Recorded data
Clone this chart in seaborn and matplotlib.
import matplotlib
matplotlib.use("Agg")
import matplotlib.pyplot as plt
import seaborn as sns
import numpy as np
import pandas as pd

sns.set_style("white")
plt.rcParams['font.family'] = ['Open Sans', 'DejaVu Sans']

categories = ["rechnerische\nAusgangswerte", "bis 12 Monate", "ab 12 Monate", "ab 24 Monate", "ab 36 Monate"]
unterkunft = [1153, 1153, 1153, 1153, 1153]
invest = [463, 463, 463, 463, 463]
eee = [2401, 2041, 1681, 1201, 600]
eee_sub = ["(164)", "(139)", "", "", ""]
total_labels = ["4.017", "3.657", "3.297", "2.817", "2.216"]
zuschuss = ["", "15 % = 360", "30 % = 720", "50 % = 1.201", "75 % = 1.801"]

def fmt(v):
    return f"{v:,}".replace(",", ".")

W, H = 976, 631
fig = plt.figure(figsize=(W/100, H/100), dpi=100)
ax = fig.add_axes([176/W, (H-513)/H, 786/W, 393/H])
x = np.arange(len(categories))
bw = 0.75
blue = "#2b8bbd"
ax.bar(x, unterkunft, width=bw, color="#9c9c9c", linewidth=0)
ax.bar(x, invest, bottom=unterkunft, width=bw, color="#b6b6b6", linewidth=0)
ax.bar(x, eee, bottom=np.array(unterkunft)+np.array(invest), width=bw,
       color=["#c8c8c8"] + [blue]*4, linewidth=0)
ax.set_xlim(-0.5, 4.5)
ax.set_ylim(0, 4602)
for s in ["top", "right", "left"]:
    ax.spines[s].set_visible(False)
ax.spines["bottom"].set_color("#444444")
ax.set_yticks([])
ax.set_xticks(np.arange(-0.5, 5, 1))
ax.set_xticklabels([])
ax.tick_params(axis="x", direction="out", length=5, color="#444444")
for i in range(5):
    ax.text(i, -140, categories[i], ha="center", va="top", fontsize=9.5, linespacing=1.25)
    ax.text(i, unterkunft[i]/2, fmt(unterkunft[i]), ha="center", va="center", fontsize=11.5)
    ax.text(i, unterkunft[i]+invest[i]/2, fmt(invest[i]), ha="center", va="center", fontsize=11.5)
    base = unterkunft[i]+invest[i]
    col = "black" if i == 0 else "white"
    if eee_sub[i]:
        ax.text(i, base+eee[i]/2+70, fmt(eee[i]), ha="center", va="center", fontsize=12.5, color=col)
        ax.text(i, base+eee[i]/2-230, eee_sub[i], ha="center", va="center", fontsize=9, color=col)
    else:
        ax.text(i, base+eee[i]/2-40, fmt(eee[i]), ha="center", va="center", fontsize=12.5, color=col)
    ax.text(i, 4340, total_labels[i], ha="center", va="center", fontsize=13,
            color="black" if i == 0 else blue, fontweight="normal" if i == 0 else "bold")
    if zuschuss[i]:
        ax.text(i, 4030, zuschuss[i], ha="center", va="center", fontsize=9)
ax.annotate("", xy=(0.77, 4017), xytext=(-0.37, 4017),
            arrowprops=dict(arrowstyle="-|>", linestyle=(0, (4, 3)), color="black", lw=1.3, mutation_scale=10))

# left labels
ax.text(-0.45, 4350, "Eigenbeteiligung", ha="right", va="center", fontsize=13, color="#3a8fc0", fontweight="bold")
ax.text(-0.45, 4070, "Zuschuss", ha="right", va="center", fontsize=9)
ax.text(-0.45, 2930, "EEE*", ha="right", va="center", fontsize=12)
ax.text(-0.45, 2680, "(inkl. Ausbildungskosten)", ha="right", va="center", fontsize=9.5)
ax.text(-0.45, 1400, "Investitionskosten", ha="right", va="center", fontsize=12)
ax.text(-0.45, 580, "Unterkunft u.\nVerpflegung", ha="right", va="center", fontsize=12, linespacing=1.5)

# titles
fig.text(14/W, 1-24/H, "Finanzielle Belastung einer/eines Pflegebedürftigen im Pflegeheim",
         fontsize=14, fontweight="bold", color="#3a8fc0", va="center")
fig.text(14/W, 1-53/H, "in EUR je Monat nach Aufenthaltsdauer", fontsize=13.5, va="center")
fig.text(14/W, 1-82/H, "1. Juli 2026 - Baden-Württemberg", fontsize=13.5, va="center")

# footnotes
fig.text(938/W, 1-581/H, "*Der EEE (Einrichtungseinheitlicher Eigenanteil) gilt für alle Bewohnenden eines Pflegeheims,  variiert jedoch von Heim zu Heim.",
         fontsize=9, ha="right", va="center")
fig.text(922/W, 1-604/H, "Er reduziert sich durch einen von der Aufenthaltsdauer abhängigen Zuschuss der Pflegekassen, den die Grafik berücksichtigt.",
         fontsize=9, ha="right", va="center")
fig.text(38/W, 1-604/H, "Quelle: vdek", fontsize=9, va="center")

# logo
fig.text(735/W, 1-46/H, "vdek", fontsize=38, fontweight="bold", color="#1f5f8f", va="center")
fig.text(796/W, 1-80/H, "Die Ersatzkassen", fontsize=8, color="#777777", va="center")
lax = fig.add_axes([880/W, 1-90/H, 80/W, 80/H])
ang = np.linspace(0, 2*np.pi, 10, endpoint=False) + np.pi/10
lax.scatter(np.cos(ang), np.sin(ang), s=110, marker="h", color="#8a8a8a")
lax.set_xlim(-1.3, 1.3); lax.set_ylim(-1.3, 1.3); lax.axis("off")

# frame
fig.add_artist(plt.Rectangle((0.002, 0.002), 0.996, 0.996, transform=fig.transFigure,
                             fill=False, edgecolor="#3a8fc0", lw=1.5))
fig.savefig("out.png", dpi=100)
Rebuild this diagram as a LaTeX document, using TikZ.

**WRITTEN INSTRUCTION**
Write the complete data out, exactly as above.

**ANSWER IN FULL**
Clone this chart in seaborn and matplotlib.
import matplotlib
matplotlib.use("Agg")
import matplotlib.pyplot as plt
import seaborn as sns
import numpy as np
import pandas as pd

sns.set_style("white")
plt.rcParams['font.family'] = ['Open Sans', 'DejaVu Sans']

categories = ["rechnerische\nAusgangswerte", "bis 12 Monate", "ab 12 Monate", "ab 24 Monate", "ab 36 Monate"]
unterkunft = [1153, 1153, 1153, 1153, 1153]
invest = [463, 463, 463, 463, 463]
eee = [2401, 2041, 1681, 1201, 600]
eee_sub = ["(164)", "(139)", "", "", ""]
total_labels = ["4.017", "3.657", "3.297", "2.817", "2.216"]
zuschuss = ["", "15 % = 360", "30 % = 720", "50 % = 1.201", "75 % = 1.801"]

def fmt(v):
    return f"{v:,}".replace(",", ".")

W, H = 976, 631
fig = plt.figure(figsize=(W/100, H/100), dpi=100)
ax = fig.add_axes([176/W, (H-513)/H, 786/W, 393/H])
x = np.arange(len(categories))
bw = 0.75
blue = "#2b8bbd"
ax.bar(x, unterkunft, width=bw, color="#9c9c9c", linewidth=0)
ax.bar(x, invest, bottom=unterkunft, width=bw, color="#b6b6b6", linewidth=0)
ax.bar(x, eee, bottom=np.array(unterkunft)+np.array(invest), width=bw,
       color=["#c8c8c8"] + [blue]*4, linewidth=0)
ax.set_xlim(-0.5, 4.5)
ax.set_ylim(0, 4602)
for s in ["top", "right", "left"]:
    ax.spines[s].set_visible(False)
ax.spines["bottom"].set_color("#444444")
ax.set_yticks([])
ax.set_xticks(np.arange(-0.5, 5, 1))
ax.set_xticklabels([])
ax.tick_params(axis="x", direction="out", length=5, color="#444444")
for i in range(5):
    ax.text(i, -140, categories[i], ha="center", va="top", fontsize=9.5, linespacing=1.25)
    ax.text(i, unterkunft[i]/2, fmt(unterkunft[i]), ha="center", va="center", fontsize=11.5)
    ax.text(i, unterkunft[i]+invest[i]/2, fmt(invest[i]), ha="center", va="center", fontsize=11.5)
    base = unterkunft[i]+invest[i]
    col = "black" if i == 0 else "white"
    if eee_sub[i]:
        ax.text(i, base+eee[i]/2+70, fmt(eee[i]), ha="center", va="center", fontsize=12.5, color=col)
        ax.text(i, base+eee[i]/2-230, eee_sub[i], ha="center", va="center", fontsize=9, color=col)
    else:
        ax.text(i, base+eee[i]/2-40, fmt(eee[i]), ha="center", va="center", fontsize=12.5, color=col)
    ax.text(i, 4340, total_labels[i], ha="center", va="center", fontsize=13,
            color="black" if i == 0 else blue, fontweight="normal" if i == 0 else "bold")
    if zuschuss[i]:
        ax.text(i, 4030, zuschuss[i], ha="center", va="center", fontsize=9)
ax.annotate("", xy=(0.77, 4017), xytext=(-0.37, 4017),
            arrowprops=dict(arrowstyle="-|>", linestyle=(0, (4, 3)), color="black", lw=1.3, mutation_scale=10))

# left labels
ax.text(-0.45, 4350, "Eigenbeteiligung", ha="right", va="center", fontsize=13, color="#3a8fc0", fontweight="bold")
ax.text(-0.45, 4070, "Zuschuss", ha="right", va="center", fontsize=9)
ax.text(-0.45, 2930, "EEE*", ha="right", va="center", fontsize=12)
ax.text(-0.45, 2680, "(inkl. Ausbildungskosten)", ha="right", va="center", fontsize=9.5)
ax.text(-0.45, 1400, "Investitionskosten", ha="right", va="center", fontsize=12)
ax.text(-0.45, 580, "Unterkunft u.\nVerpflegung", ha="right", va="center", fontsize=12, linespacing=1.5)

# titles
fig.text(14/W, 1-24/H, "Finanzielle Belastung einer/eines Pflegebedürftigen im Pflegeheim",
         fontsize=14, fontweight="bold", color="#3a8fc0", va="center")
fig.text(14/W, 1-53/H, "in EUR je Monat nach Aufenthaltsdauer", fontsize=13.5, va="center")
fig.text(14/W, 1-82/H, "1. Juli 2026 - Baden-Württemberg", fontsize=13.5, va="center")

# footnotes
fig.text(938/W, 1-581/H, "*Der EEE (Einrichtungseinheitlicher Eigenanteil) gilt für alle Bewohnenden eines Pflegeheims,  variiert jedoch von Heim zu Heim.",
         fontsize=9, ha="right", va="center")
fig.text(922/W, 1-604/H, "Er reduziert sich durch einen von der Aufenthaltsdauer abhängigen Zuschuss der Pflegekassen, den die Grafik berücksichtigt.",
         fontsize=9, ha="right", va="center")
fig.text(38/W, 1-604/H, "Quelle: vdek", fontsize=9, va="center")

# logo
fig.text(735/W, 1-46/H, "vdek", fontsize=38, fontweight="bold", color="#1f5f8f", va="center")
fig.text(796/W, 1-80/H, "Die Ersatzkassen", fontsize=8, color="#777777", va="center")
lax = fig.add_axes([880/W, 1-90/H, 80/W, 80/H])
ang = np.linspace(0, 2*np.pi, 10, endpoint=False) + np.pi/10
lax.scatter(np.cos(ang), np.sin(ang), s=110, marker="h", color="#8a8a8a")
lax.set_xlim(-1.3, 1.3); lax.set_ylim(-1.3, 1.3); lax.axis("off")

# frame
fig.add_artist(plt.Rectangle((0.002, 0.002), 0.996, 0.996, transform=fig.transFigure,
                             fill=False, edgecolor="#3a8fc0", lw=1.5))
fig.savefig("out.png", dpi=100)
Rebuild this diagram as a LaTeX document, using TikZ.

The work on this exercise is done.